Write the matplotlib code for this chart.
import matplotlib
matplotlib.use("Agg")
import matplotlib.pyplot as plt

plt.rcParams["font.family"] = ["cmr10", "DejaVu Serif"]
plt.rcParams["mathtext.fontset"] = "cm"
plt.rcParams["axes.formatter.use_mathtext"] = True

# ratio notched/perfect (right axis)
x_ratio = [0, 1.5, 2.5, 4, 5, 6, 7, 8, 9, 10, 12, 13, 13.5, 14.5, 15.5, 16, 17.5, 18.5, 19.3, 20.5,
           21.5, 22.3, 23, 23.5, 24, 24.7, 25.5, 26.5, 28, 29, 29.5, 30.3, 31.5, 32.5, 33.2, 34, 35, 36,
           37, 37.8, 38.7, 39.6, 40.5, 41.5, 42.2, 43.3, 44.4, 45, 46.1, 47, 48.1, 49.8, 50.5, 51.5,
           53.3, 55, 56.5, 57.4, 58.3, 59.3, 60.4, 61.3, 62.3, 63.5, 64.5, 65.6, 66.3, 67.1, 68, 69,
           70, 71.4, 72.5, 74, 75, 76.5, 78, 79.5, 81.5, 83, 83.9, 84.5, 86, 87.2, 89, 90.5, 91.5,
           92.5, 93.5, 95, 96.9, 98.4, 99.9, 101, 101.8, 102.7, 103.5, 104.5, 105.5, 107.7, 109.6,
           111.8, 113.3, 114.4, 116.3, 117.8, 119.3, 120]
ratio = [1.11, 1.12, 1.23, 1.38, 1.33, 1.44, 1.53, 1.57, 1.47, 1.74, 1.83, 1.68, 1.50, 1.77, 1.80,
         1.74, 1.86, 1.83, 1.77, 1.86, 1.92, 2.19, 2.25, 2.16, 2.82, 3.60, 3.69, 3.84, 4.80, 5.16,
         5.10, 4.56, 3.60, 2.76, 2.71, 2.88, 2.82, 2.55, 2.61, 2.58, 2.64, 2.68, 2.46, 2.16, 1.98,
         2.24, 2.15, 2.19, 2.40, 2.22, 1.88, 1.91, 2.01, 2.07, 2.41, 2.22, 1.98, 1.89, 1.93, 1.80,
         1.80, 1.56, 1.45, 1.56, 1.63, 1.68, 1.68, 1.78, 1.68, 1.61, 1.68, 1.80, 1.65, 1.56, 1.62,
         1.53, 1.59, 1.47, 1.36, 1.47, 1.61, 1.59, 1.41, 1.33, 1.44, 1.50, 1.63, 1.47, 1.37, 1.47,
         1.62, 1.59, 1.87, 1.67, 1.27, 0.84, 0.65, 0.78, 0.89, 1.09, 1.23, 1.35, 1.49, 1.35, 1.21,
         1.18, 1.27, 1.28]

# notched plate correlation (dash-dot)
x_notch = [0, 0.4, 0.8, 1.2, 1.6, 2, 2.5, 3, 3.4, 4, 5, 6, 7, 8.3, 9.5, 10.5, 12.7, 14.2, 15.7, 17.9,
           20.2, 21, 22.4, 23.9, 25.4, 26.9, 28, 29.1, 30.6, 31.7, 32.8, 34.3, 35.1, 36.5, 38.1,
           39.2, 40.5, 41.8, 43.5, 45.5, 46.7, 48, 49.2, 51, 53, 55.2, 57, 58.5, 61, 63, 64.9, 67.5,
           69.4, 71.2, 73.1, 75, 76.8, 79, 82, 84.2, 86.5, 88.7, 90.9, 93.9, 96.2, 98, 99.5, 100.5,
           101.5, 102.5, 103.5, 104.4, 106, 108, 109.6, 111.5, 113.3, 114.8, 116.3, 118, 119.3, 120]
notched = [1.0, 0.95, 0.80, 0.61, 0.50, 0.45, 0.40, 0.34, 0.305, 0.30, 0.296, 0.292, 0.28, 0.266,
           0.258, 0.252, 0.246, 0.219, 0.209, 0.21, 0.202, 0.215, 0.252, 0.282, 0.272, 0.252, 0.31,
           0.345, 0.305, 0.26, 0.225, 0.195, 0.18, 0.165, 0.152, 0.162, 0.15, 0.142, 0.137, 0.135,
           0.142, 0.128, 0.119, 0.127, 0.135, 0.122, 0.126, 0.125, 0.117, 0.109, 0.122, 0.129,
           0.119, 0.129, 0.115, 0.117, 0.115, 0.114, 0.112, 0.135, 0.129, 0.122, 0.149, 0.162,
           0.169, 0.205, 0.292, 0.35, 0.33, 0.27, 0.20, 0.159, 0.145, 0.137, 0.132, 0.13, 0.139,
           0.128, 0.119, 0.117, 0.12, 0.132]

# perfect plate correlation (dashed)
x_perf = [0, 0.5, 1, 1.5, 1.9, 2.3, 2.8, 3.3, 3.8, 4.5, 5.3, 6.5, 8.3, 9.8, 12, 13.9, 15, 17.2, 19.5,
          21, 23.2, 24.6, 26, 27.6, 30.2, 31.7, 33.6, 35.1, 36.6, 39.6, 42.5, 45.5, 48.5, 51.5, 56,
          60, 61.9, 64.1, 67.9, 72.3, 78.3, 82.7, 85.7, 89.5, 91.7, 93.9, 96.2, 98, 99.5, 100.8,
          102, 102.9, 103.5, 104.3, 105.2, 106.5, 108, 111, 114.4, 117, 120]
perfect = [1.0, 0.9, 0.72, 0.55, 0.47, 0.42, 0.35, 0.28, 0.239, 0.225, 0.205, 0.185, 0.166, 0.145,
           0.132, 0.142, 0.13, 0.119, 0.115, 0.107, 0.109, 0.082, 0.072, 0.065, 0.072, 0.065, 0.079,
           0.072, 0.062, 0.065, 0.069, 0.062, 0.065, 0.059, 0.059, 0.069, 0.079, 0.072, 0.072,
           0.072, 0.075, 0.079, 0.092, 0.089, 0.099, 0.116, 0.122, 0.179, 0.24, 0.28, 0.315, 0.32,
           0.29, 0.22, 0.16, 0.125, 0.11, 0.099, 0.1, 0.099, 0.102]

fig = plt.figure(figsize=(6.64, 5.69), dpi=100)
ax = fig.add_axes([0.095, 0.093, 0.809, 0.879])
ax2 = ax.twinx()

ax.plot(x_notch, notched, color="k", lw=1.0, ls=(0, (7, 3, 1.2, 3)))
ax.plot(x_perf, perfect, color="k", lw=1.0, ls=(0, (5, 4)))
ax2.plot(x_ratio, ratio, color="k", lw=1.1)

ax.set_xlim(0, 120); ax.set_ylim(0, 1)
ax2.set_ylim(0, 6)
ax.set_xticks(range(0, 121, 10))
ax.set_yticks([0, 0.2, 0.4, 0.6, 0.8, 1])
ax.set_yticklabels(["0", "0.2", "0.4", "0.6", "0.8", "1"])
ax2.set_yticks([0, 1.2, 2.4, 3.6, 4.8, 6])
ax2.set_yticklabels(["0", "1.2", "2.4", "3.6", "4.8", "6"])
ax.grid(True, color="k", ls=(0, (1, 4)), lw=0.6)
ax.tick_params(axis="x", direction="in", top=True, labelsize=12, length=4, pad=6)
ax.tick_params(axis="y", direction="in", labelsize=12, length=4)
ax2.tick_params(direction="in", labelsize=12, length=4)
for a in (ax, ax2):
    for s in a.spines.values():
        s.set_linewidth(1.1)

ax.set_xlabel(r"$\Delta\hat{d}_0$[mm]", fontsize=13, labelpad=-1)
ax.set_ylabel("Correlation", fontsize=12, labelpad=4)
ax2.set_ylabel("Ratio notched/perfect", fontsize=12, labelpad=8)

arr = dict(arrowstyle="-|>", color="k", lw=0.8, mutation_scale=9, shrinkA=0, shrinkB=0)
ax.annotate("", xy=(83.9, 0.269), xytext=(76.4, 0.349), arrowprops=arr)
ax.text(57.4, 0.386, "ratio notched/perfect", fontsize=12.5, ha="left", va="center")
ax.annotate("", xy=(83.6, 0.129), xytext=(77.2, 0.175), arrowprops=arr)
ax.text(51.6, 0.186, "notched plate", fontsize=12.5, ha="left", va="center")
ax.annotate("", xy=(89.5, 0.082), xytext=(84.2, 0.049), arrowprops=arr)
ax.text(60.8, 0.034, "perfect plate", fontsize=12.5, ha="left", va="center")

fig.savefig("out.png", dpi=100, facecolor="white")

## TASK PROMPT
Set down verbatim only the lines between the start of the data above and the line with "1.18, 1.27, 1.28]", both boundaries included.

## SOLUTION FOR THIS TASK
Write the matplotlib code for this chart.
import matplotlib
matplotlib.use("Agg")
import matplotlib.pyplot as plt

plt.rcParams["font.family"] = ["cmr10", "DejaVu Serif"]
plt.rcParams["mathtext.fontset"] = "cm"
plt.rcParams["axes.formatter.use_mathtext"] = True

# ratio notched/perfect (right axis)
x_ratio = [0, 1.5, 2.5, 4, 5, 6, 7, 8, 9, 10, 12, 13, 13.5, 14.5, 15.5, 16, 17.5, 18.5, 19.3, 20.5,
           21.5, 22.3, 23, 23.5, 24, 24.7, 25.5, 26.5, 28, 29, 29.5, 30.3, 31.5, 32.5, 33.2, 34, 35, 36,
           37, 37.8, 38.7, 39.6, 40.5, 41.5, 42.2, 43.3, 44.4, 45, 46.1, 47, 48.1, 49.8, 50.5, 51.5,
           53.3, 55, 56.5, 57.4, 58.3, 59.3, 60.4, 61.3, 62.3, 63.5, 64.5, 65.6, 66.3, 67.1, 68, 69,
           70, 71.4, 72.5, 74, 75, 76.5, 78, 79.5, 81.5, 83, 83.9, 84.5, 86, 87.2, 89, 90.5, 91.5,
           92.5, 93.5, 95, 96.9, 98.4, 99.9, 101, 101.8, 102.7, 103.5, 104.5, 105.5, 107.7, 109.6,
           111.8, 113.3, 114.4, 116.3, 117.8, 119.3, 120]
ratio = [1.11, 1.12, 1.23, 1.38, 1.33, 1.44, 1.53, 1.57, 1.47, 1.74, 1.83, 1.68, 1.50, 1.77, 1.80,
         1.74, 1.86, 1.83, 1.77, 1.86, 1.92, 2.19, 2.25, 2.16, 2.82, 3.60, 3.69, 3.84, 4.80, 5.16,
         5.10, 4.56, 3.60, 2.76, 2.71, 2.88, 2.82, 2.55, 2.61, 2.58, 2.64, 2.68, 2.46, 2.16, 1.98,
         2.24, 2.15, 2.19, 2.40, 2.22, 1.88, 1.91, 2.01, 2.07, 2.41, 2.22, 1.98, 1.89, 1.93, 1.80,
         1.80, 1.56, 1.45, 1.56, 1.63, 1.68, 1.68, 1.78, 1.68, 1.61, 1.68, 1.80, 1.65, 1.56, 1.62,
         1.53, 1.59, 1.47, 1.36, 1.47, 1.61, 1.59, 1.41, 1.33, 1.44, 1.50, 1.63, 1.47, 1.37, 1.47,
         1.62, 1.59, 1.87, 1.67, 1.27, 0.84, 0.65, 0.78, 0.89, 1.09, 1.23, 1.35, 1.49, 1.35, 1.21,
         1.18, 1.27, 1.28]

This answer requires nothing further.